§ WHAT IS REQUIRED
Identify all lines in the data containing the string "matplotlib". Copy them out.

§ RAW DATA
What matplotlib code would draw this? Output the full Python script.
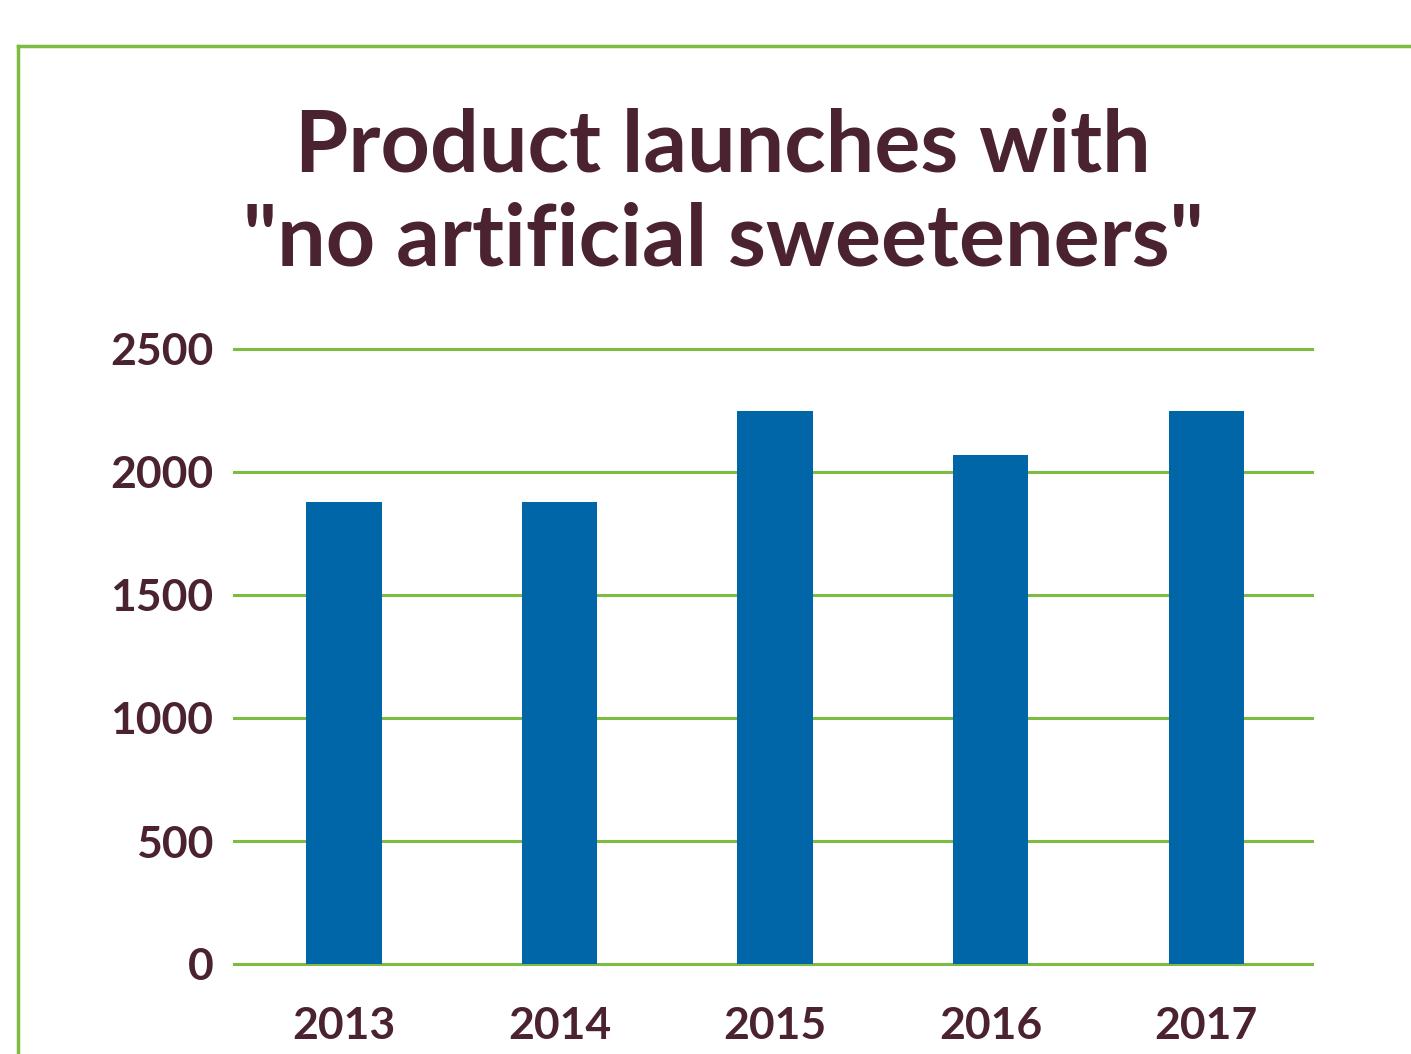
import matplotlib
matplotlib.use("Agg")
import matplotlib.pyplot as plt
from matplotlib.lines import Line2D

years = ["2013", "2014", "2015", "2016", "2017"]
launches = [1880, 1880, 2250, 2070, 2250]
y_ticks = [0, 500, 1000, 1500, 2000, 2500]
title_lines = ["Product launches with", '"no artificial sweeteners"']

BAR_COLOR = "#0066a7"
GREEN = "#7dbb42"
TEXT = "#4b2230"
W, H = 1411, 1054

plt.rcParams["font.family"] = ["Lato", "DejaVu Sans"]

fig = plt.figure(figsize=(W / 100, H / 100), dpi=100)
ax = fig.add_axes([234 / W, 1 - 964 / H, (1312 - 234) / W, (964 - 349) / H])

x = range(len(years))
ax.bar(x, launches, width=0.35, color=BAR_COLOR, zorder=3)
ax.set_xlim(-0.51, 4.49)
ax.set_ylim(0, 2500)
ax.set_yticks(y_ticks)
ax.set_yticklabels([str(t) for t in y_ticks], fontsize=32, fontweight="bold", color=TEXT)
ax.set_xticks(list(x))
ax.set_xticklabels(years, fontsize=32, fontweight="bold", color=TEXT)
ax.tick_params(length=0)
ax.tick_params(axis="y", pad=15)
ax.tick_params(axis="x", pad=30)
ax.yaxis.grid(True, color=GREEN, lw=2.2, zorder=0)
for gl in ax.get_ygridlines():
    gl.set_clip_on(False)
ax.set_axisbelow(True)
for side in ("top", "right", "left", "bottom"):
    ax.spines[side].set_visible(False)

# two-line title, each line on its own baseline
for line, base in zip(title_lines, [172, 265]):
    fig.text(723 / W, 1 - base / H, line, ha="center", va="baseline",
             fontsize=62, fontweight="bold", color=TEXT)

# frame lines along the top and left edge
fig.add_artist(Line2D([18 / W, 18 / W], [0, 1 - 46 / H], transform=fig.transFigure,
                      color=GREEN, lw=2.5))
fig.add_artist(Line2D([18 / W, 1], [1 - 46 / H, 1 - 46 / H], transform=fig.transFigure,
                      color=GREEN, lw=2.5))

fig.savefig("out.png", dpi=100, facecolor="white")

§ WRITTEN ANSWER
What matplotlib code would draw this? Output the full Python script.
import matplotlib
matplotlib.use("Agg")
import matplotlib.pyplot as plt
from matplotlib.lines import Line2D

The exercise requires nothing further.